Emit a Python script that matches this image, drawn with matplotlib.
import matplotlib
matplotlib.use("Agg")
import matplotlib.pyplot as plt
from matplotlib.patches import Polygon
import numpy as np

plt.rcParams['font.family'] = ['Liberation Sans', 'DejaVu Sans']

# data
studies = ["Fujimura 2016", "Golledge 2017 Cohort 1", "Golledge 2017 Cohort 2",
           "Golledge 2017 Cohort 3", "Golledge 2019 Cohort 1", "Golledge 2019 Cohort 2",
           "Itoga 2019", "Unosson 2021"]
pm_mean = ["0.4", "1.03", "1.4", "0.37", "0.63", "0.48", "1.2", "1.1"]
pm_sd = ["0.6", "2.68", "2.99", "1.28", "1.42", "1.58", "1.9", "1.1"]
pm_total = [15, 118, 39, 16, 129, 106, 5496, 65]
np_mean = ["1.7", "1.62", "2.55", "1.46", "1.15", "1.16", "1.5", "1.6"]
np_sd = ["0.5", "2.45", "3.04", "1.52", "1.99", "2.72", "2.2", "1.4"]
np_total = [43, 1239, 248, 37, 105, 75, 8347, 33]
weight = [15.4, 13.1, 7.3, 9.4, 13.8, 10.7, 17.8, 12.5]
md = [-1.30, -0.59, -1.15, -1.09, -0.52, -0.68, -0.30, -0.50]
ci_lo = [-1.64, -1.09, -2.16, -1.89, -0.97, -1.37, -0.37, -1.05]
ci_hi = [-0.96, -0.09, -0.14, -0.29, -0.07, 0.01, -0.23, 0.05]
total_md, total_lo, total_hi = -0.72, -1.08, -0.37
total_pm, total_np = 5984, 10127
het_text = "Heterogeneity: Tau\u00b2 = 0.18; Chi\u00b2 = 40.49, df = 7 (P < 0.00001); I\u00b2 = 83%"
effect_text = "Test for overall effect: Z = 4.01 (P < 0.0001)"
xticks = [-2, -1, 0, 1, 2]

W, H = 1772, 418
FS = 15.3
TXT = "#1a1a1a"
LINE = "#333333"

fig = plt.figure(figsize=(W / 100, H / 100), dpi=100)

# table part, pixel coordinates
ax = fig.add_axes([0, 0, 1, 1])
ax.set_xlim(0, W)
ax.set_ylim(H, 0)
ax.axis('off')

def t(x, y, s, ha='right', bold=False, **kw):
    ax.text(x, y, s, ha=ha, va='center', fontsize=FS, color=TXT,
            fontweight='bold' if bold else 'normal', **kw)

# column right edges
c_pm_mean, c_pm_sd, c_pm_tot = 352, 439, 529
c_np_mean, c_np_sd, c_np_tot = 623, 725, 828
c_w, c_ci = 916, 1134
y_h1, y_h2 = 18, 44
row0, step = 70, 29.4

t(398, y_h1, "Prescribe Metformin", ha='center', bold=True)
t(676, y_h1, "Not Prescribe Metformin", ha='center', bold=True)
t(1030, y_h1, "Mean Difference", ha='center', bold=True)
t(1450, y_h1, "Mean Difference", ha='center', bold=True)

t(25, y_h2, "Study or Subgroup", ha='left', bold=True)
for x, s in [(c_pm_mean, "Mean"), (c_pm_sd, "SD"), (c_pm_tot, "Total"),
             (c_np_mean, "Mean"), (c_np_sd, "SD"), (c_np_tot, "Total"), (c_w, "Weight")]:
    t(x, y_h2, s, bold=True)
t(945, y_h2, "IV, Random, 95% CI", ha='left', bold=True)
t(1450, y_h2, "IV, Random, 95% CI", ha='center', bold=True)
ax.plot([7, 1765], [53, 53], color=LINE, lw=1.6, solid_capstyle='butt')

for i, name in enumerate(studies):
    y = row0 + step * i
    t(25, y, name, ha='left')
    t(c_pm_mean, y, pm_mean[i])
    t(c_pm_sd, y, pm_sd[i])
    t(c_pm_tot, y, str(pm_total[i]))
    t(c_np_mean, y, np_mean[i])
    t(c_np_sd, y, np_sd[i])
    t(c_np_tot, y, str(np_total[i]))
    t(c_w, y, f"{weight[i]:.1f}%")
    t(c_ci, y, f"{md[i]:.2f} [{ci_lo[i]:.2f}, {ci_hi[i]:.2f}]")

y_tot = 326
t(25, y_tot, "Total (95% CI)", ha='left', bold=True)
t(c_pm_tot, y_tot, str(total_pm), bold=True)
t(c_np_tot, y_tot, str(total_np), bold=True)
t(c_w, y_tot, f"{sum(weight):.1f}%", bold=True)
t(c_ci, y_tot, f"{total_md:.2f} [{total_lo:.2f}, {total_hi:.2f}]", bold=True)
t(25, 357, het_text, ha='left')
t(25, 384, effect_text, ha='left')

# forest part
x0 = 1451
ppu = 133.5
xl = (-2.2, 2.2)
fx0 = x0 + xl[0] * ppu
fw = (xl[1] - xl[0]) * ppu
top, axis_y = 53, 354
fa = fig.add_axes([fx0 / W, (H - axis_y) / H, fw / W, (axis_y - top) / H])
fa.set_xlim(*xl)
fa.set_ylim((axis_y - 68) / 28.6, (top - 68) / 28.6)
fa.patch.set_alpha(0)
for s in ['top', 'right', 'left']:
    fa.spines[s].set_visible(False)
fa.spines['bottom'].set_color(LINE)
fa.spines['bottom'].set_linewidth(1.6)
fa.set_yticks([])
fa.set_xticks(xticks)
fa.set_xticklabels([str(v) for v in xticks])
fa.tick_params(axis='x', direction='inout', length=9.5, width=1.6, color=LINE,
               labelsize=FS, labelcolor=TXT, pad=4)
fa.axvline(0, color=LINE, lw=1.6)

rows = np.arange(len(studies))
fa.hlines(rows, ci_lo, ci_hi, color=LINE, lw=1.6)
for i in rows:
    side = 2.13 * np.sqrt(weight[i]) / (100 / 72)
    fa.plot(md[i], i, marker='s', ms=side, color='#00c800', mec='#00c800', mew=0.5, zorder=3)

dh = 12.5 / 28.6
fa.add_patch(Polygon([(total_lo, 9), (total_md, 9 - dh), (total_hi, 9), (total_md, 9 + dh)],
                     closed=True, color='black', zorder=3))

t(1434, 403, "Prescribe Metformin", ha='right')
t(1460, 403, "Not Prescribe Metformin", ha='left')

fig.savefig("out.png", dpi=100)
□ □ □ □ □
Objective ::
Quote the listing above from its first line to the line with "plt.rcParams['font.family'] = ['Liberation", inclusive, and add nothing.

Answer for the task ::
Emit a Python script that matches this image, drawn with matplotlib.
import matplotlib
matplotlib.use("Agg")
import matplotlib.pyplot as plt
from matplotlib.patches import Polygon
import numpy as np

plt.rcParams['font.family'] = ['Liberation Sans', 'DejaVu Sans']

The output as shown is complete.